- Pitcher
- Born: January 3, 1931 (age 94) Racine, Wisconsin, U.S.
- Bats: RightThrows: Right

Teams
- Racine Belles (1948);

Career highlights and awards
- Women in Baseball – AAGPBL Permanent Display at the Baseball Hall of Fame and Museum (unveiled in 1988);

= Laurie Ann Lee =

American baseball player

Laurie Ann Lee (born January 3, 1931) is a former pitcher who played in the All-American Girls Professional Baseball League (AAGPBL). Listed at 5' 7", 130 lb., she batted and threw right handed.

Born in Racine, Wisconsin, Laurie Ann Lee only played during one season in the All American League for her home team in 1949.

When Lee was 19, she received an invitation to the league's spring training camp in Racine. Eventually she materialized her dream and was assigned to the Racine Belles before the 1948 season. However, she suffered a broken finger while training and did not pitch much after that.

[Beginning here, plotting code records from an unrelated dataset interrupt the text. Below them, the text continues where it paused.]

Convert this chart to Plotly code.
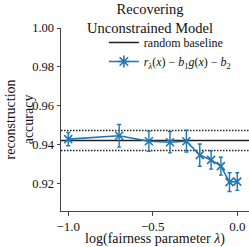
import plotly.graph_objects as go

# data
lambdas = [0.1, 0.2, 0.3, 0.4, 0.5, 0.6, 0.7, 0.8, 0.9, 1.0]
log_lambda = [-1.0, -0.699, -0.523, -0.398, -0.301, -0.222, -0.155, -0.097, -0.046, 0.0]
accuracy = [0.9430, 0.9447, 0.9419, 0.9414, 0.9419, 0.9348, 0.9323, 0.9291, 0.9209, 0.9212]
accuracy_err = [0.0034, 0.0058, 0.0052, 0.0055, 0.0056, 0.0057, 0.0047, 0.0046, 0.0048, 0.0045]
baseline_mean = 0.9423
baseline_std = 0.0051
x_ticks = [-1.0, -0.5, 0.0]
y_ticks = [0.92, 0.94, 0.96, 0.98, 1.00]

BLUE = "#1f77b4"
FONT = "Liberation Serif"

fig = go.Figure()

# legend-only entry for baseline
fig.add_trace(go.Scatter(
    x=[None], y=[None], mode="lines", name="random baseline",
    line=dict(color="#222222", width=1.6),
))

# main series
fig.add_trace(go.Scatter(
    x=log_lambda, y=accuracy, mode="lines+markers",
    line=dict(color=BLUE, width=1.6),
    marker=dict(symbol="x-thin-open", size=8, color=BLUE, line=dict(color=BLUE, width=1.6)),
    error_y=dict(type="data", array=accuracy_err, color=BLUE, thickness=1.4, width=2),
    showlegend=False,
))

# legend entry for series (asterisk mimics marker + errorbar)
fig.add_trace(go.Scatter(
    x=[None], y=[None], mode="lines+markers",
    name="<i>r</i><sub><i>λ</i></sub>(<i>x</i>) − <i>b</i><sub>1</sub><i>g</i>(<i>x</i>) − <i>b</i><sub>2</sub>",
    line=dict(color=BLUE, width=1.6),
    marker=dict(symbol="asterisk-open", size=10, color=BLUE, line=dict(color=BLUE, width=1.6)),
))

# baseline lines
fig.add_hline(y=baseline_mean, line=dict(color="#222222", width=1.6), layer="below")
fig.add_hline(y=baseline_mean + baseline_std, line=dict(color="#222222", width=1.5, dash="1.5px,1.5px"), layer="below")
fig.add_hline(y=baseline_mean - baseline_std, line=dict(color="#222222", width=1.5, dash="1.5px,1.5px"), layer="below")

fig.update_layout(
    width=249, height=247,
    margin=dict(l=61, r=0, t=28, b=34, pad=0),
    paper_bgcolor="white", plot_bgcolor="white",
    font=dict(family=FONT, size=12.5, color="#111111"),
    legend=dict(
        x=0.228, y=1.0, xanchor="left", yanchor="top",
        font=dict(family=FONT, size=12, color="#111111"),
        bgcolor="rgba(0,0,0,0)", borderwidth=0,
        itemwidth=30, tracegroupgap=0,
    ),
    xaxis=dict(
        range=[-1.043, 0.0694], tickvals=x_ticks, tickformat=".1f",
        showgrid=False, zeroline=False, showline=True, linecolor="#444444", linewidth=1,
        ticks="outside", ticklen=3.5, tickcolor="#444444", tickwidth=1,
        tickfont=dict(size=13),
        title=dict(text="log(fairness parameter <i>λ</i>)", font=dict(size=14), standoff=3),
    ),
    yaxis=dict(
        range=[0.9061, 1.0], tickvals=y_ticks, tickformat=".2f",
        showgrid=False, zeroline=False, showline=True, linecolor="#444444", linewidth=1,
        ticks="outside", ticklen=3.5, tickcolor="#444444", tickwidth=1,
        tickfont=dict(size=12.5),
    ),
    annotations=[
        dict(
            text="reconstruction<br>accuracy", textangle=-90,
            xref="paper", yref="paper", x=(19 - 61) / 188, y=0.5,
            xanchor="center", yanchor="middle", showarrow=False,
            font=dict(family=FONT, size=14, color="#111111"),
        ),
        dict(
            text="Recovering<br>Unconstrained Model",
            xref="paper", yref="paper", x=0.474, y=1 + (28 - 18) / 185,
            xanchor="center", yanchor="middle", showarrow=False,
            font=dict(family=FONT, size=14.5, color="#111111"),
        ),
    ],
)

fig.write_html("out.html", config={"displayModeBar": False},
               post_script="document.body.style.margin='0';")
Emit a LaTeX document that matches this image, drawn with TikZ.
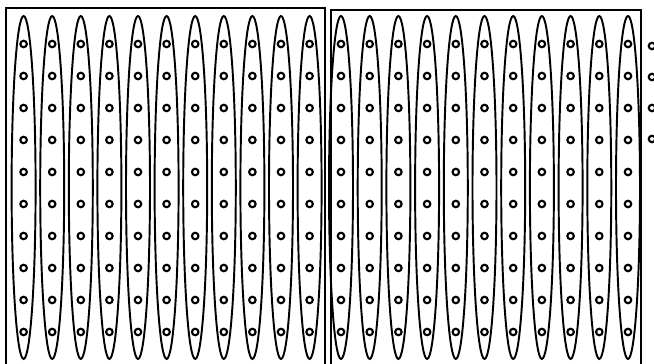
\documentclass[tikz,border=0pt]{standalone}
\usepackage{tikz}
\usetikzlibrary{shapes.geometric}

\begin{document}
\begin{tikzpicture}[
  x=0.02cm, y=-0.02cm,
  frame/.style={draw, line width=0.9pt},
  spindle/.style={draw, ellipse, line width=1.1pt, inner sep=0pt,
    minimum width=0.48cm, minimum height=6.86cm},
  dot/.style={draw, circle, line width=1.2pt, inner sep=0pt,
    minimum size=0.13cm},
]
  \useasboundingbox (0,0) rectangle (654,364);

  % Left and right frames (open at the bottom edge)
  \draw[frame] (6,366) -- (6,8) -- (325,8) -- (325,366);
  \draw[frame] (331,366) -- (331,10) -- (641,10) -- (641,366);

  % Left frame: spindles with dots
  \foreach \i in {0,...,10} {
    \node[spindle] (l\i) at (23.6+28.6*\i,187.5) {};
    \foreach \j in {0,...,9}
      \node[dot] (l\i-\j) at (23.6+28.6*\i,44+32*\j) {};
  }

  % Right frame: spindles with dots
  \foreach \i in {0,...,10} {
    \node[spindle] (r\i) at (341+28.7*\i,187.5) {};
    \foreach \j in {0,...,9}
      \node[dot] (r\i-\j) at (341+28.7*\i,44+32*\j) {};
  }

  % Dots outside the right frame
  \foreach \j in {0,...,3}
    \node[dot] (out\j) at (652,46+31*\j) {};
\end{tikzpicture}
\end{document}
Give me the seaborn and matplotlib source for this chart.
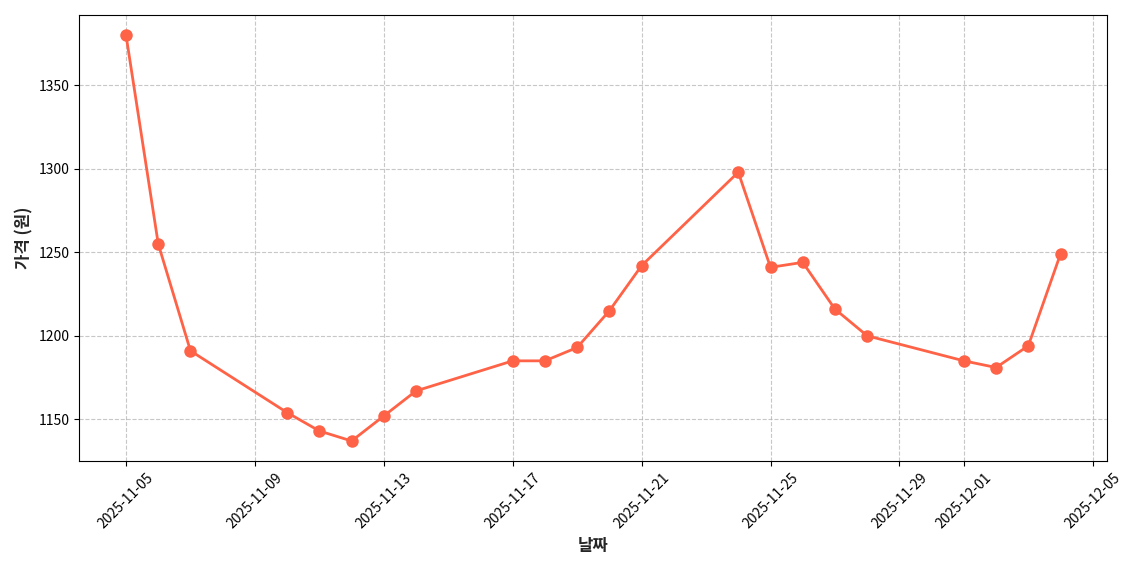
import matplotlib
matplotlib.use("Agg")
import matplotlib.pyplot as plt
import seaborn as sns
import pandas as pd
import matplotlib.dates as mdates

dates = ["2025-11-05","2025-11-06","2025-11-07","2025-11-10","2025-11-11","2025-11-12",
         "2025-11-13","2025-11-14","2025-11-17","2025-11-18","2025-11-19","2025-11-20",
         "2025-11-21","2025-11-24","2025-11-25","2025-11-26","2025-11-27","2025-11-28",
         "2025-12-01","2025-12-02","2025-12-03","2025-12-04"]
prices = [1380,1255,1191,1154,1143,1137,1152,1167,1185,1185,1193,1215,
          1242,1298,1241,1244,1216,1200,1185,1181,1194,1249]

df = pd.DataFrame({"date": pd.to_datetime(dates), "price": prices})

sns.set_style("ticks")
plt.rcParams['font.family'] = ['Noto Sans CJK KR', 'DejaVu Sans']
fig, ax = plt.subplots(figsize=(11.4, 5.7), dpi=100)
sns.lineplot(data=df, x="date", y="price", ax=ax, color="#FF6347", linewidth=2,
             marker="o", markersize=9, markeredgewidth=0)
ax.grid(True, linestyle="--", color="#b0b0b0", alpha=0.7)
ax.xaxis.set_major_locator(mdates.DayLocator(bymonthday=[1,5,9,13,17,21,25,29]))
ax.xaxis.set_major_formatter(mdates.DateFormatter("%Y-%m-%d"))
ax.tick_params(colors="black", labelsize=10)
plt.setp(ax.get_xticklabels(), rotation=45)
ax.set_xlabel("날짜", fontsize=12, fontweight="bold")
ax.set_ylabel("가격 (원)", fontsize=12, fontweight="bold")
for s in ax.spines.values():
    s.set_visible(True)
    s.set_color("black")
fig.tight_layout()
fig.savefig("out.png")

Afterwards, Lee was called into active military service during the Korean War conflict and served for twelve years. She later managed an electronic manufacturing company for 30 years, and then owned and operated a manufacturing business in the swimming pool industry.

The All American League folded in 1954, but there is a permanent display at the Baseball Hall of Fame and Museum at Cooperstown, New York, since 1988 that honors the entire league rather than any individual figure.